At the same time, he is involved with Sidney and the secretary of state, Sir Thomas Smith, in planning a large settlement of the northern province of Ulster by Devonshire gentlemen.
English Roman Catholics and various foreign agents develop another anti-Elizabeth conspiracy.
As with the Northern Rebellion of 1569, the conspirators focus their hopes on the deposed Mary.
Their leader is Roberto di Ridolfi, who, posing as an international banker, is able to travel between Brussels, Rome and Madrid without attracting too much suspicion.
Ridolfi has discussed his plans with the Duke of Alba in the Netherlands.
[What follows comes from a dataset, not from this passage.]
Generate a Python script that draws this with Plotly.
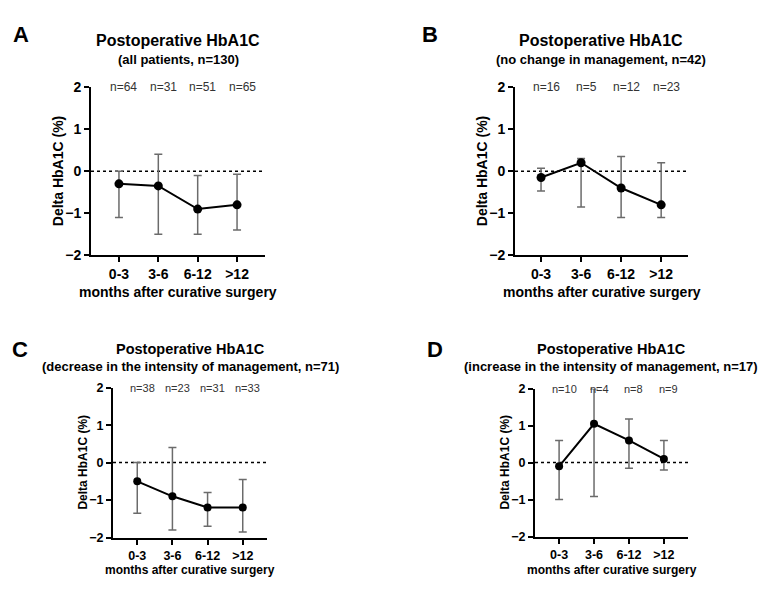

The plan is to foment another rebellion of the northern English nobility, many of whom are believed to still be Catholic, and wed Mary to Thomas Howard, 4th Duke of Norfolk, the leading Catholic nobleman, whom Elizabeth had pardoned for his role in the previous rising.
Spanish ships carrying large sums of money destined for their armies in the Netherlands cause a worsening of relations between England and Spain.
The Spanish crown, encouraged by petitions from English Catholics for deliverance, goes along with the plan, but Spanish involvement is never guaranteed.
Alba is unenthusiastic about an invasion along with the French, fearing that if the plot should be successful, it might lead to Mary occupying the throne of England and wedded the island nation her beloved France, which would not be in the Spanish interest.
The plot comes to light when Charles Baillie, a Scot favorable to the Marian party, is arrested at Dover carrying compromising letters, and reveals its existence under torture.
Elizabeth’s principal secretary Sir William Cecil assigns his protégé Francis Walsingham—who, having cultivated languages and contacts among the leading Protestant statesmen on the continent, has become active in soliciting support for the Huguenots in France—to unravel the Ridolfi plot, his first government role.
John Hawkins, pretending to be part of the plot, offers his services to the Spanish, in order to obtain the release of prisoners and to discover plans for the proposed Spanish invasion of England.